Isso me gera um arquivo onde cada linha é +/- assim:
*Firewall |D:19:0 TCP 666.6.6.6:666 -> 666.66.6.66:66666 len=1492 id=49537 DF=1 MF=0 byte-off=0*

Rodei o script, e então dei um: *tail -f /tmp/tal*

Ele funciona, mas logo em seguida o tail é quebrado:

*tail: /tmp/tal: file truncated*

Provavelmente isso aconteceu pq o lynx tentou jogar o conteúdo da url pro arquivo, enquanto o tail lia o mesmo arquivo.

Daí eu queria saber como resolver isso... alguém tem alguma sugestão, ou uma melhor forma de se fazer isso?

EDIT: ajeitar o título

----------


## lucianogf

cara...

mesmo vc usando o modem como router vc ainda pode usar o iptables sem nenhum problema...

vc disse q quer monitorar uma url, vc tem o squid instalado e configurado ???

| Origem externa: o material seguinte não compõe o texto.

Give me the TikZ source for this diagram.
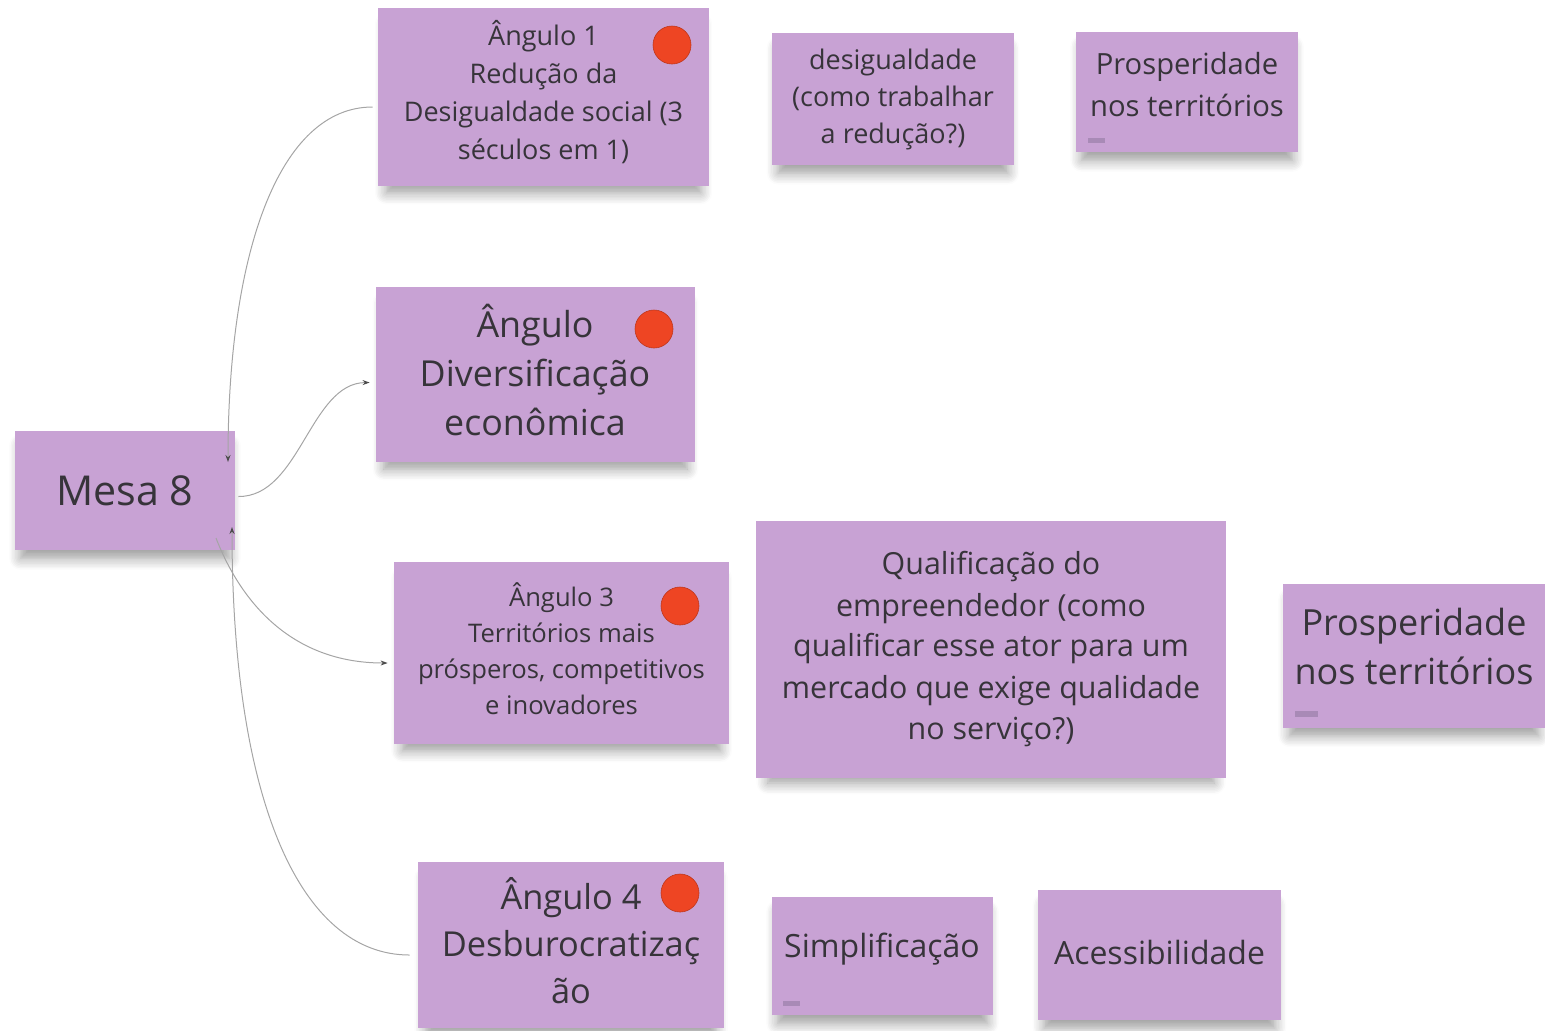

se tiver eh melhor ainda, assim dah pra monitorar em tempo real ou em tempo programado...

valew

----------


## nozey

Como posso continuar usando o iptables? Porque aqui nenhum tráfegochega no pc ... tudo fica no router.

E a única url que quero monitorar é a do log do modem. Não há necessidade do squid

----------


## black_burn

voce pode fazer uma regra NAT no seu modem, redirecionando todo o trafego para sua maquina, dae com isso voce pode usar o iptables para fazer oque bem intender..

www.abusar.org

entre nesse site e va ateh a seção de modem, la tem como configurar seu modem para fazer NAT, ou "liberar portas", que eh na verdade um NAT.



[]'s

----------


## nozey

Se eu redirecionar todo o tráfego pra minha máquina, eu vou ter que usar o iptables para compartilhar a conexão para os outros pcs da rede, e consequentemente terei que deixar meu pc 24hrs/dia ligado.

Eu tive que mudar para router justamente por isso. A conta de energia tava vindo muito alta, e meu pai "sugeriu" que eu começasse a desligar o pc de vez em quando(eu tinha um uptime de mais de mês =\ ).

Enfim ... tive que passar a utilizar o modem como router, e agora estou tentando monitorar a página de log do mesmo.

Alguém tem uma solução para esse shell script?

----------


## lucianogf

cara...

será q ele não tah dando erro pq expira o tempo do login no modem??

ou pra acessar esta pagina de log's nao precisa efetuar login ?

----------


## nozey

Não precisa de login. 

Ele dá erro, porque eu to usando > e não >> ná hora de redirecionar o conteúdo da url pro arquivo. Ou seja, ele zera o conteúdo do arquivo a cada 10seg(tempo do sleep), que é quando está ocorrendo o erro. Apesar de usar >> ser uma solução, ela não é viável, pelo simples fato de que o tamanho do arquivo gerado estava ficando absurdo.

Acho que só seria viável utilizar o *>>*, se eu encontrasse uma maneira de comparar o que há na url, com o que já existe no arquivo, e só jogar para ele as entradas novas. Mas como fazer isso?

----------


## lucianogf

cara...

pelo que entendi vc então não quer este log gravado em um arquivo para armazenamento, se for isso vc poderia redirecionar os log's para um terminal

> /dev/tty12 

valew

----------